Como decía antes, hay aciertos en el análisis de Iñaki Domínguez cuando su texto se interpreta más allá de esa presunta conspiración de consumidores de cupcakes. Por ejemplo, cuando aporta datos sobre la migración desde las provincias hacia los grandes núcleos urbanos, y los cambios inevitables que eso tiene en la fotografía de las ciudades y barrios como Lavapiés o Malasaña. También a la hora de hablar de la precarización laboral en una serie de profesiones “liberales”. O incluso en su descripción de una sociedad orientada al consumo: en el corto trecho de lo que llevamos de siglo XXI hemos asimilado conceptos como la “obsolescencia programada”, interiorizado la necesidad de vivir atado a un móvil e incluso aceptado la absoluta ausencia de intimidad que ello conlleva, hasta el punto de convertirnos en la que posiblemente sea la sociedad más paranoica, controlada y, en consecuencia, anulada de la Historia. Sorprende también en ese sentido el elogio encendido del autor a internet en las conclusiones del libro: “El horizonte ante el que nos encontramos y la multiplicidad casi infinita de alternativas nos ofrecen la posibilidad de ser más libres”. Permítanme que muestre mi pesimismo al respecto.

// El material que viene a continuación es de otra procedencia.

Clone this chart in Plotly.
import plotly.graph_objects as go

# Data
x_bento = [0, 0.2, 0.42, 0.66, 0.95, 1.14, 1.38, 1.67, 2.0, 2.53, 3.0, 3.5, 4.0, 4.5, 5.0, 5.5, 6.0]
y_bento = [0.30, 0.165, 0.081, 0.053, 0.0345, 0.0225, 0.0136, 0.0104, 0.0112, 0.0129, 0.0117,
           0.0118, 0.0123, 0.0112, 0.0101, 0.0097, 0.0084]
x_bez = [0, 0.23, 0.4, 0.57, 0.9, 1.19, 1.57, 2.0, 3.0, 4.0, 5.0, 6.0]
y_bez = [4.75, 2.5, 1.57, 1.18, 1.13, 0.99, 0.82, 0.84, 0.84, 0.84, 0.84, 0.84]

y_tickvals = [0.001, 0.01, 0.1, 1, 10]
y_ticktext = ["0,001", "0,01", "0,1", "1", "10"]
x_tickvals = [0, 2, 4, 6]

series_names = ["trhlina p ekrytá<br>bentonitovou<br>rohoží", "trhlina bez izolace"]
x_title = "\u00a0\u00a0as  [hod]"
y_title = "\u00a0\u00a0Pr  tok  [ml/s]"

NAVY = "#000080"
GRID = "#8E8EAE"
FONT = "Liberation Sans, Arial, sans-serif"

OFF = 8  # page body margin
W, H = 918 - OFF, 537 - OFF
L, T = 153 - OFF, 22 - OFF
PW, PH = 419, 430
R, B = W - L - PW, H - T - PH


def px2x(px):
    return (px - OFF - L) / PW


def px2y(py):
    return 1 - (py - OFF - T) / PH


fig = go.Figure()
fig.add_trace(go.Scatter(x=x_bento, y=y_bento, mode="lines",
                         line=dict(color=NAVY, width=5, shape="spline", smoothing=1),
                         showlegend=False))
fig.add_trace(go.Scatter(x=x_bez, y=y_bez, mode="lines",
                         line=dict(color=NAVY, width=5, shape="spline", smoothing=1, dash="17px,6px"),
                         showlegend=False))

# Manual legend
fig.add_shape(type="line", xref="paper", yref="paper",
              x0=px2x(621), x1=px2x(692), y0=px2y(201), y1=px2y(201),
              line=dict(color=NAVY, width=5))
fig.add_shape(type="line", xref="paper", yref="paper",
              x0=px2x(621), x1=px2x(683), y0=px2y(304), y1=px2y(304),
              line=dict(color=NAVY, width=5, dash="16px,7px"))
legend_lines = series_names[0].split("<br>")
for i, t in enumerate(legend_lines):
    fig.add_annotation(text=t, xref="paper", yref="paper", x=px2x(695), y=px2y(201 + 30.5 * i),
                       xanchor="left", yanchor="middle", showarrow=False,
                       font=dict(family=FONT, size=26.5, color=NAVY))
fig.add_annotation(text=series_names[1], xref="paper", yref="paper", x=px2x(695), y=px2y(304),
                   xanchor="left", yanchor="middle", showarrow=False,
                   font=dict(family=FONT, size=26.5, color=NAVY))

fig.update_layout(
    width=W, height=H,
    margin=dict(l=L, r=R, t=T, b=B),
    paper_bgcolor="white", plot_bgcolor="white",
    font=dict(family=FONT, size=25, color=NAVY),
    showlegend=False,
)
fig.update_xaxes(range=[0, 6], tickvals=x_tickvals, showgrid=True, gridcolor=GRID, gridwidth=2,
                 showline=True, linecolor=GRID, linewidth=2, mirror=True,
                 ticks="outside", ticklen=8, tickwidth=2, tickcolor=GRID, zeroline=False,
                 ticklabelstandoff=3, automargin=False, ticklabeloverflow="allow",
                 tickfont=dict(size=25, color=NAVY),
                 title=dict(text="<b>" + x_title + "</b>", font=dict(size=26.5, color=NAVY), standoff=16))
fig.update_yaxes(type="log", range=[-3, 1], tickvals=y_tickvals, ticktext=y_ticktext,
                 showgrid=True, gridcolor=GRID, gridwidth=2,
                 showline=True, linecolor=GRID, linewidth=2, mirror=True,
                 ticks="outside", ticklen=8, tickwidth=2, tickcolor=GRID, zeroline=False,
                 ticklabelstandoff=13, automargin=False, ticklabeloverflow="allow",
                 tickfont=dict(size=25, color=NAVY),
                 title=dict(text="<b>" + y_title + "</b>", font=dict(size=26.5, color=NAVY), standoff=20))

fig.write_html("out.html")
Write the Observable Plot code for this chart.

Cerrar este comentario con otra reflexión extraída del libro: “El pensamiento dogmático tiene una consecuencia social evidente que domina los tiempos actuales: el conformismo. Todo aquel que cuestione la realidad es tildado de intolerante o criticón”. Cierto es. De ahí lo indeseable de volcar nuestros reproches sobre un colectivo, independientemente de que esté más o menos (como es el caso) definido. Para hacer de este mundo un lugar un poco mejor el infierno nunca deberían ser los demás.